What a populist approach might accomplish is to reverse the demoralization of recent Democratic voters. Disappointment with Democratic performance is expected to keep many Obama voters from 2008 at home in this election cycle unless the Democrats can terrify them with the prospect of Republican revenge -- or someone else taps into their progressive aspirations as well as their populist anger. As the governing party, the Democratic party is compromised as a populist vessel. If a truly populist mood exists, who can harness it?

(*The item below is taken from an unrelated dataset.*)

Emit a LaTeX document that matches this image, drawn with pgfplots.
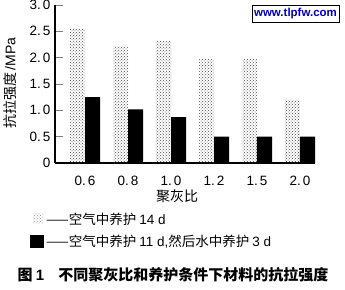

For more than a century "populist" has been a slippery political term. There's something slightly unsavory about it to the extent that populism typically divides the nation between "the people" or "real Americans" and those elites, "special interests," etc. who are somehow less American than the rest. Populism is arguably inherently divisive and exclusionary to the extent that it depends on identifying an enemy in our midst. In more benign terms, it might be defined essentially as hostility to special privileges rather than "special interests," but too often reactionary populists simplistically equate anti-discriminatory policies with special privileges in order to inflame jealousy against minorities on the part of the multitude who feel that they've never been given a break by anybody. At its worst, populism is akin to conspiracy theory when it presumes that the country can be saved merely by eliminating some simply-identified evil element. It's tempting to politicians who assume, with some reason, that Americans vote according to their fears, resentments and plain hatreds. But I don't think the country's problems are going to be solved just by someone figuring out the right people for Americans to fear and hate. We need more comprehensive reform than a purge would permit, and we're going to need as many people on board as possible instead of throwing as many as we can under the bus. Barack Obama became President in part by promising that "the politics of the past" would come to an end on his watch. Whether he means to fulfill that promise or not, someone should -- but populism isn't the way to go unless it can unite the American people across class, ideology and all other lines.